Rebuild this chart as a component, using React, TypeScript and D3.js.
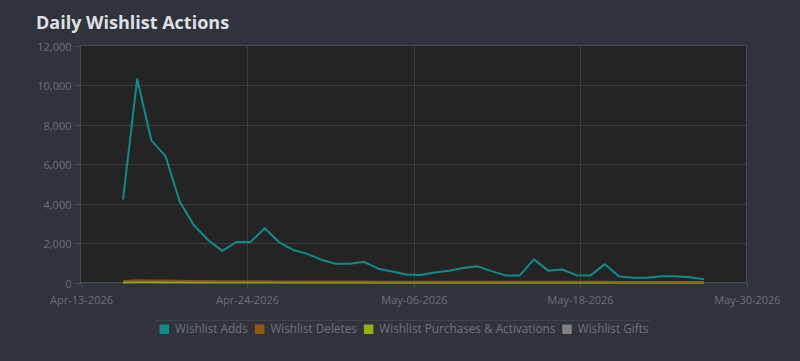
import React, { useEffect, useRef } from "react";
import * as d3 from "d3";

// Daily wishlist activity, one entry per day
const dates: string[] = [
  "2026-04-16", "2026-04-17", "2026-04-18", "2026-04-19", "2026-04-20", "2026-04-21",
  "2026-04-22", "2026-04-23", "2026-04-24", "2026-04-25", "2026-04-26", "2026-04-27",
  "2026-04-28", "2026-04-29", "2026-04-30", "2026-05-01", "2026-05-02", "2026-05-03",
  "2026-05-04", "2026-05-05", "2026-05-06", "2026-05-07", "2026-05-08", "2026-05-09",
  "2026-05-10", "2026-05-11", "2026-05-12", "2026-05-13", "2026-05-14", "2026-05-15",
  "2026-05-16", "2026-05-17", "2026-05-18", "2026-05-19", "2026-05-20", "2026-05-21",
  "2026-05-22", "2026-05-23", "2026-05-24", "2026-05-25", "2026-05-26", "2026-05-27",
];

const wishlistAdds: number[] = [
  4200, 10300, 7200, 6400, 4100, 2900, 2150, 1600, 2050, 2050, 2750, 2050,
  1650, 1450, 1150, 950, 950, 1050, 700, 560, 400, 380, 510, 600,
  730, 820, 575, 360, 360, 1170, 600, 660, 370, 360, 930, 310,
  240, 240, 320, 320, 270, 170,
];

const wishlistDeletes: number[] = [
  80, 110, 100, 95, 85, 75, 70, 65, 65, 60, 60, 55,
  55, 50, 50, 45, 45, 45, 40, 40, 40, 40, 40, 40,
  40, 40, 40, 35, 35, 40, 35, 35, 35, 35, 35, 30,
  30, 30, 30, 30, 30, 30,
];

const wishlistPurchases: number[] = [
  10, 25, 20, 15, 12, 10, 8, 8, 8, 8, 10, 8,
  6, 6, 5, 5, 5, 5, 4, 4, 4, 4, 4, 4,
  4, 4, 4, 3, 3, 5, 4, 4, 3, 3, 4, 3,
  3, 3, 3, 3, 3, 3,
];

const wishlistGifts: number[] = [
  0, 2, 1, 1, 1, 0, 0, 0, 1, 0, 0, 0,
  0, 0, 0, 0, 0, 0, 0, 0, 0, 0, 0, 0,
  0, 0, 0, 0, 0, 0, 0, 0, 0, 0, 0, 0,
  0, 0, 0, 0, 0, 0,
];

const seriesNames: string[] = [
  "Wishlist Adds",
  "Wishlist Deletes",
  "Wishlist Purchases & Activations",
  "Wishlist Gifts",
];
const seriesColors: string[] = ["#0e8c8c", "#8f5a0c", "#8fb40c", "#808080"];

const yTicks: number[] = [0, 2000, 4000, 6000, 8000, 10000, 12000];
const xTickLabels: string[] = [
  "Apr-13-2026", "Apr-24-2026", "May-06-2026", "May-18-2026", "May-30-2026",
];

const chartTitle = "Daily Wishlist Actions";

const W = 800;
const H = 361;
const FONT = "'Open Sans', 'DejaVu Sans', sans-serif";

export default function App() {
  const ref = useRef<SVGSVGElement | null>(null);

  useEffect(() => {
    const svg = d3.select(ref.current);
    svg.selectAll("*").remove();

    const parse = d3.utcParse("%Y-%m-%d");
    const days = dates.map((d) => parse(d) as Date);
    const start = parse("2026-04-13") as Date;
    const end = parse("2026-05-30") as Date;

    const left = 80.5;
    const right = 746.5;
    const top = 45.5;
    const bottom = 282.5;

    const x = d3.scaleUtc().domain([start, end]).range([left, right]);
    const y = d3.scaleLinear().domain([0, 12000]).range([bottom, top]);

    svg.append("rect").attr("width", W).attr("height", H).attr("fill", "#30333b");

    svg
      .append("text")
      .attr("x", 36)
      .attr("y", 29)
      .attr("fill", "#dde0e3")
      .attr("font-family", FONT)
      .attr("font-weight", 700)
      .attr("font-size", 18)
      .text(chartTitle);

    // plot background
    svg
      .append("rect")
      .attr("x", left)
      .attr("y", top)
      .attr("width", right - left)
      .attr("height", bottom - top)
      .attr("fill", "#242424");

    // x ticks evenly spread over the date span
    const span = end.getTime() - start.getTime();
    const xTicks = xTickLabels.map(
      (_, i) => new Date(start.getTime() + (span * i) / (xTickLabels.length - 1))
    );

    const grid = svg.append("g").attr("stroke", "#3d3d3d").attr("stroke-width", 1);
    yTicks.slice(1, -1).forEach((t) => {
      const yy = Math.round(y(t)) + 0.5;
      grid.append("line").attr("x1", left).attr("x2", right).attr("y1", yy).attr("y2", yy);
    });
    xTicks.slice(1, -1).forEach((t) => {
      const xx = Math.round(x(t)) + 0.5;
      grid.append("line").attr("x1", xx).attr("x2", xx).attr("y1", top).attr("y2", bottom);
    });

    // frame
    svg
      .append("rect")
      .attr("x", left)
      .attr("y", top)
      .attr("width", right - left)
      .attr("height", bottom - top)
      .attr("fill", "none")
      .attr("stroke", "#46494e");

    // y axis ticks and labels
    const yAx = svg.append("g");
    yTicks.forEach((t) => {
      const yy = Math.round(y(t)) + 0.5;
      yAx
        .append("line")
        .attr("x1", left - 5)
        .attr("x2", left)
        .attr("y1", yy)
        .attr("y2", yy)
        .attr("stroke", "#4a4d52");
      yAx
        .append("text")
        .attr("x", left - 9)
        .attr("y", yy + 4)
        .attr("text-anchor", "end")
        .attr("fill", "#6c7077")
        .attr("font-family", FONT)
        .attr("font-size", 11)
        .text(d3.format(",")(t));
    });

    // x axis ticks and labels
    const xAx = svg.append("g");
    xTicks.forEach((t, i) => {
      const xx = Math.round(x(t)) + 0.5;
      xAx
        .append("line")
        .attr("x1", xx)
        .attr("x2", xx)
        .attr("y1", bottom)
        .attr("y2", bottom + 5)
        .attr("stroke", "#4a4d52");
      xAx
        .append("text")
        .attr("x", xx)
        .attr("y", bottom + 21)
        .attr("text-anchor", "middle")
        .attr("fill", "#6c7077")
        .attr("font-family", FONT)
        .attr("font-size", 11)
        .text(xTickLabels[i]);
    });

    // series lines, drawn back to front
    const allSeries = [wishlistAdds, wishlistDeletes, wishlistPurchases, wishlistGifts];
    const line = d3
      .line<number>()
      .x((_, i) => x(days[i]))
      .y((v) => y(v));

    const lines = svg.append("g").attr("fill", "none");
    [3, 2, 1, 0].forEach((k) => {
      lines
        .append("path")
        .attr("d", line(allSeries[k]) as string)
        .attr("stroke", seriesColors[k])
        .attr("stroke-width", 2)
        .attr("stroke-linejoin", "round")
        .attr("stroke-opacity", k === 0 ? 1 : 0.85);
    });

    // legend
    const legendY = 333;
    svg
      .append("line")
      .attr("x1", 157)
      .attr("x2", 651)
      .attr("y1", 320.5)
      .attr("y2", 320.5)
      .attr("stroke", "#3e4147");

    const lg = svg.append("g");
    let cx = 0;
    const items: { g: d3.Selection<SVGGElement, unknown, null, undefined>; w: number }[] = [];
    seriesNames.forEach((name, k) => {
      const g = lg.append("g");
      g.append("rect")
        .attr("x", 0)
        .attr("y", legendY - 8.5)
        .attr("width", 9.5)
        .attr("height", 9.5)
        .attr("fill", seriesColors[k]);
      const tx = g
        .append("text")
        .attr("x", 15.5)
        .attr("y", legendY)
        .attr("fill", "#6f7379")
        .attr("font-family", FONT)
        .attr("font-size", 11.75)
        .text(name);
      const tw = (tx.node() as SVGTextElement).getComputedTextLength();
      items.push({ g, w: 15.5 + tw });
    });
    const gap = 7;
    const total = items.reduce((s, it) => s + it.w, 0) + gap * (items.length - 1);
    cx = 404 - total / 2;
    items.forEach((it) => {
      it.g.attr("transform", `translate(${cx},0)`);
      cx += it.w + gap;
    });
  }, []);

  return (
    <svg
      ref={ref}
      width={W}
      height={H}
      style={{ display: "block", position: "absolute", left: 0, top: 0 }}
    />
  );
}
━━━━━━━━━━━━━━━━━━━━
*What is required*.
Repeat only the lines from the beginning of the material through the line containing "import * as", both ends kept, leaving pictures out.

*Final result*.
Rebuild this chart as a component, using React, TypeScript and D3.js.
import React, { useEffect, useRef } from "react";
import * as d3 from "d3";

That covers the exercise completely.